Days away from officially entering his eighth season at the helm of the Michigan State football program, Mark Dantonio has already been measured while carrying a quiet confidence.
With No. 8 Michigan State opening up its 2014 season on Friday against Jacksonville State, Dantonio took to the podium Tuesday to offer up his thoughts with his team ready to start to do its best to offer up a suitable encore to its 13-1, Big Ten and Rose Bowl-winning season from a year ago.
While everyone is focused and zeroed in on the Spartans' trip to Autzen Stadium next week to face off with third-ranked Oregon, Dantonio acknowledged the problems Jacksonville State will provide.
"Jacksonville State, last year, an 11-4 football team. Their coach, Clark, had left, taken another job, so Coach (John)Grass becomes the head football coach," Dantonio told the assembled media at his weekly press conference of the season. "He's a guy that was their offensive coordinator last year. When you look at their offense, they've got almost 3,000 yards or over 3,000 yards of passing, over 3,000 yards of rushing, 6,000 plus yards in 15 games, so they're a balanced football team."
He made mention specifically of both of the Gamecocks' quarterbacks in Eli Jenkins and Max Shortell, a former Minnesota signal-caller, and Gamecocks' senior running back DeMarcus James as threats that Pat Narduzzi's defense will have to deal with.
Jenkins accounted for 1,840 total yards as a freshman last year in earning Freshman All-America honors at the FCS level.
Meanwhile, Shortell sat out last year and threw six touchdowns and five interceptions for the Golden Gophers in 2012, completing 56 percent of his passes, while James ran for 1,477 yards and 29 TDs last season, setting a new program single-season rushing record in the process.
"Their other quarterback is a guy that really can throw it, Max Shortell, and he's much more of maybe a pro-style attack guy," Dantonio said. "They use both those quarterbacks. DaMarcus James, an outstanding tailback, a big, thick guy that's run for about 1,500 yards. The other two tailbacks they're going to use, as well, so they're going to be complements to him."
Dantonio is anxious to see how his defense will reload after losing the likes of Darqueze Dennard, Max Bullough, Denicos Allen and Isaiah Lewis and believes Jacksonville State will provide an adequate exam before the highly-anticipated Week 2 meeting with the Ducks.
The fact that some people are playing at new positions might temper some expectations. But the system that has been instilled since 2007 is one that preaches faith.

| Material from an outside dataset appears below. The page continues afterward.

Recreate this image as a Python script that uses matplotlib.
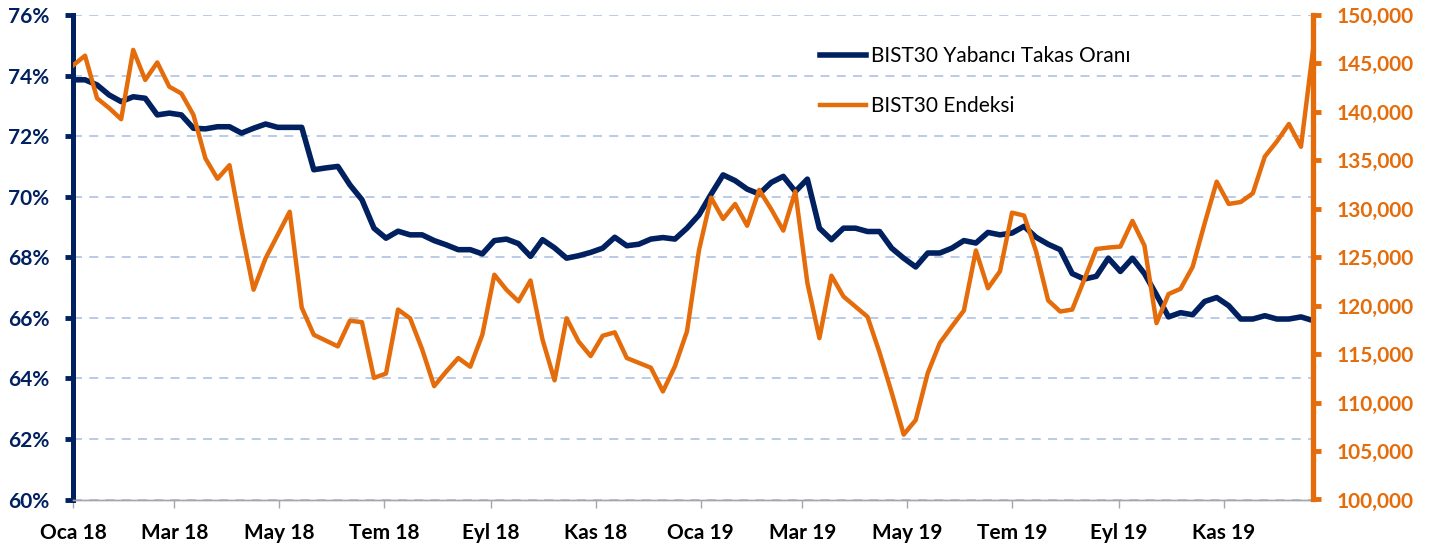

"You basically want to see guys bend their knees and play in space and tackle, play the ball in the deep part of the field. There are certain things that you can do schematically, and then it comes down to guys making plays," Dantonio said. "But you need to keep your feet up underneath you and stay balanced as a football player, you need to get off blocks, you need to be an attacking defense.
"Obviously we always want to affect the quarterback. We always want to come up with turnovers and stop the run and do all those things from the standpoint of the things that win football games. You want to do those things, but I think it starts with attention to detail on your initial reads."
With all the expectations placed upon Michigan State this year and the unfamiliarity that comes with playing a FCS opponent, a comparison to more familiar rivals might be helpful.
Dantonio threw out a pair of the Spartans' Big Ten East rivals, Ohio State and Indiana, in describing what Jacksonville State likes to do on offense, depending on who's under center.
"You know, just depends on who's their quarterback a little bit. When Jenkins is in there, they're a little bit more like a Nebraska, Ohio State, with runs from the quarterback position," he said. "I think when Shortell is in there, they're a little bit more like a traditional passing team, maybe more like Indiana in some regards. They're going to spread you out horizontally and vertically, and it's going to be quick, rapid.
"I'm not sure how fast they're going because we haven't seen them in real-time, but it looks like they're going very fast from all indications that we have and all information that we gathered. They look like they go pretty quickly."